Some of these nonstandard usages seem fairly common in 2020. Tune in to any newscast, and you’re likely to hear pronoun problems; some irregular-verb problems (for example, *The ship sunk yesterday [read sank]); subject–verb agreement errors (for example, *One of the polling places are having problems [read is having problems], or *Each of our guests are experts [read is an expert]); and *these kind in place of this kind or these kinds. What used to be the realm of middle-school English is now considered the domain of hypercritical sticklers.
Even in 1974, Pooley encouraged middle-school teachers not to devote time to the subjunctive mood of the verb. “If only it were true!” is a contrary-to-fact condition in which traditionalists want the subjunctive were.

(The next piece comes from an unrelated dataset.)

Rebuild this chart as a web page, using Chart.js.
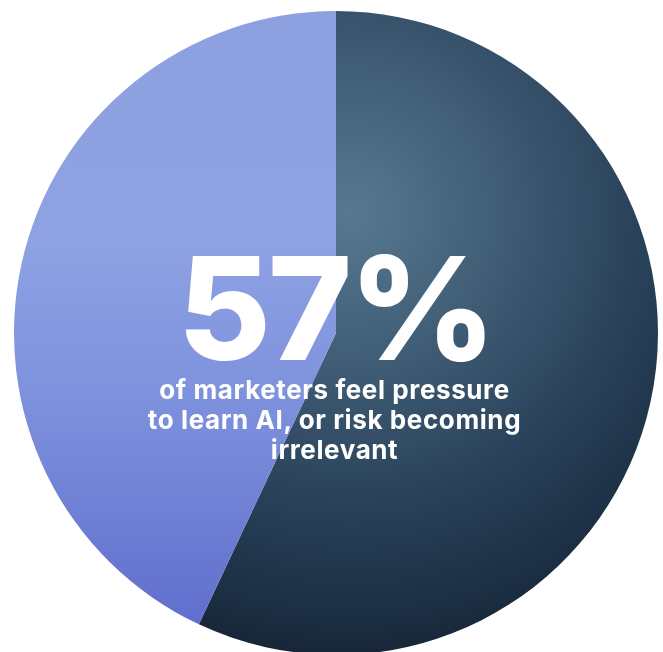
<!DOCTYPE html>
<html>
<head>
<meta charset="utf-8">
<script src="https://cdn.jsdelivr.net/npm/chart.js@4/dist/chart.umd.min.js"></script>
<style>
  html, body { margin: 0; padding: 0; background: #ffffff; overflow: hidden; }
  #wrap { position: relative; width: 663px; height: 660px; }
  #overlay { position: absolute; left: 0; top: 0; width: 663px; pointer-events: none; text-align: center; color: #ffffff; font-family: Inter, "Open Sans", sans-serif; }
  #big { position: absolute; left: 0; width: 663px; top: 236px; font-size: 143px; font-weight: 800; line-height: 1; letter-spacing: -3px; padding-left: 8px; box-sizing: border-box; }
  #sub { position: absolute; left: 0; width: 663px; top: 375px; font-size: 26px; font-weight: 700; line-height: 30px; letter-spacing: 0.6px; padding-left: 6px; box-sizing: border-box; }
</style>
</head>
<body>
<div id="wrap">
  <canvas id="c" width="663" height="660"></canvas>
  <div id="overlay">
    <div id="big"></div>
    <div id="sub"></div>
  </div>
</div>
<script>
const categories = ["Feel pressure to learn AI", "Do not"];
const values = [57, 43];
const headline = "57%";
const subtitleLines = ["of marketers feel pressure", "to learn AI, or risk becoming", "irrelevant"];

document.getElementById('big').textContent = headline;
document.getElementById('sub').innerHTML = subtitleLines.map(s => s.replace(/&/g,'&amp;')).join('<br>');

function sliceFill(context) {
  const chart = context.chart;
  const area = chart.chartArea;
  if (!area) return '#333';
  const ctx = chart.ctx;
  const cx = (area.left + area.right) / 2;
  const cy = (area.top + area.bottom) / 2;
  const r = Math.min(area.right - area.left, area.bottom - area.top) / 2;
  if (context.dataIndex === 0) {
    const g = ctx.createRadialGradient(cx + 15, cy - 120, 0, cx + 15, cy - 120, r * 1.5);
    g.addColorStop(0, '#587891');
    g.addColorStop(0.3, '#405e76');
    g.addColorStop(0.6, '#29425a');
    g.addColorStop(0.85, '#1b2d41');
    g.addColorStop(1, '#131e2b');
    return g;
  } else {
    const g = ctx.createLinearGradient(0, cy - r, 0, cy + r);
    g.addColorStop(0, '#8da1e1');
    g.addColorStop(0.35, '#8ea2e3');
    g.addColorStop(0.6, '#7e91dd');
    g.addColorStop(1, '#5c6acb');
    return g;
  }
}

new Chart(document.getElementById('c'), {
  type: 'pie',
  data: {
    labels: categories,
    datasets: [{
      data: values,
      backgroundColor: sliceFill,
      borderWidth: 0,
      hoverOffset: 0
    }]
  },
  options: {
    responsive: false,
    animation: false,
    layout: { padding: { left: 14, right: 5, top: 11, bottom: 5 } },
    plugins: {
      legend: { display: false },
      tooltip: { enabled: false },
      title: { display: false }
    }
  }
});
</script>
</body>
</html>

It’s common, of course, to say “If only it was true!” (If only that weren’t true!) Pooley advised that the subjunctive is “a literary distinction of no basic importance to the seventh grade.” He recommended not teaching it at all.
Middle-school teachers were to pick their battles. Pooley recommended that no junior-high class instruction should be devoted to these things:
- Using who where whom would be strictly called for.
- Somebody left their lights on. (Even in 1974, Pooley was tolerant of the singular they.)
- Tim is taller than me. (Traditionalists who view than as a conjunction, not a preposition, want I in place of me.)
- Using like as a conjunction (Study your lesson like I do).
- The loose placement of only (I only saw her once).
Teachers were urged to expand students’ powers of communication, not contract them. Even children could understand, Pooley said, that the rules of games such as tennis and checkers aren’t imposed to hamper play but instead to make successful play possible.
That’s as good an analogy today as it was a half century ago.